This post is the latest in a series about Townie, our AI assistant. Our first ha...

wbhart · on Jan 4, 2025

This blog article is written in a very engaging way. It seems to be more or less a masterclass on how to keep someone's attention, although there is no meta-story making you wait for the big fulfillment at the end.

I think it is the short, punchy sections with plenty of visuals and the fact that you are telling a story the whole way through, which has a natural flow, each experiment you describe, leading to the next.

stevekrouse · on Jan 6, 2025

Thank you! I was so proud of this comment that I read it aloud to my fiance and my dad :)

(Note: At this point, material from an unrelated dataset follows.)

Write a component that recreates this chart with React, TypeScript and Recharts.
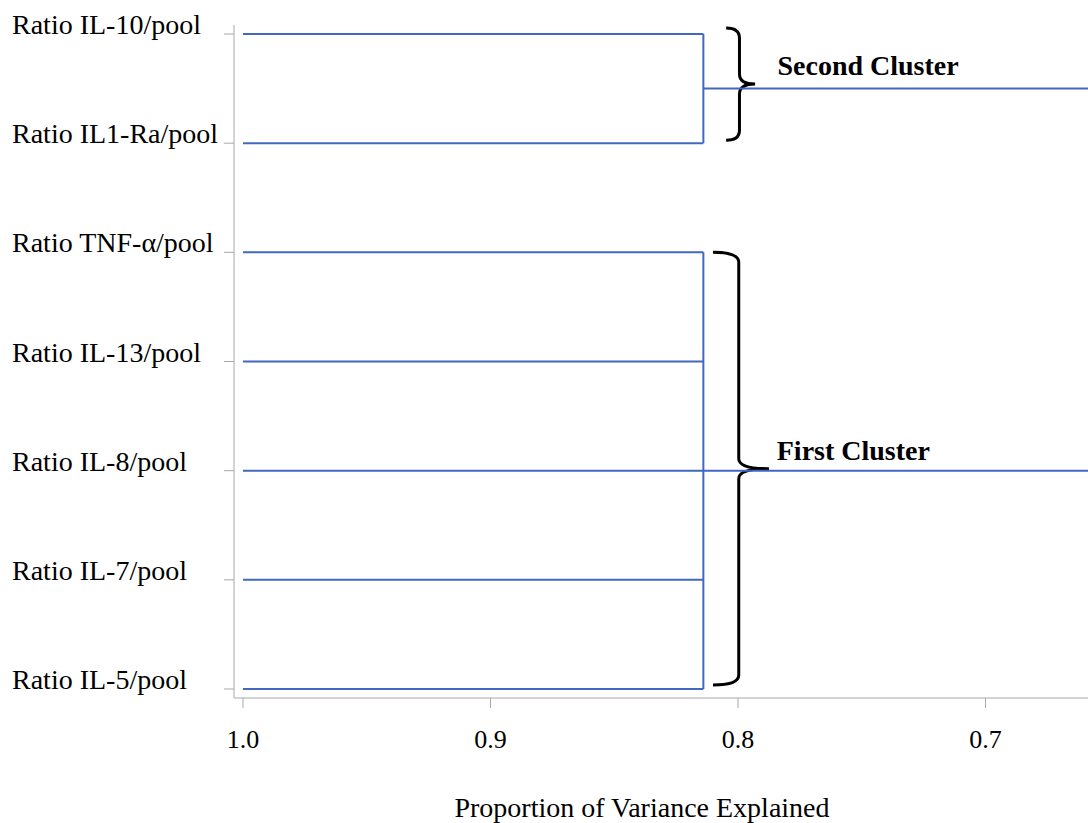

deadmutex · on Jan 4, 2025

Interesting. On lmsys, Gemini is #1 for coding tasks. How does that compare?

https://lmarena.ai/?leaderboard

nathanasmith · on Jan 4, 2025

For the lmarena leaderboard to be really useful you need click the "Style Control" button so that it normalizes for LLMs that generate longer answers, etc. that, while humans may find them more stylistically pleasing, and upvote them, the answers often end up being worse. When you do that, o1 comes out on top followed by o1-preview, then Sonnet 3.5, and in fourth place Gemini Preview 1206.

MacsHeadroom · on Jan 4, 2025

lmsys is a poor judge of coding quality since it is based on ratings from a single generation rather than agentic coding over multiple steps.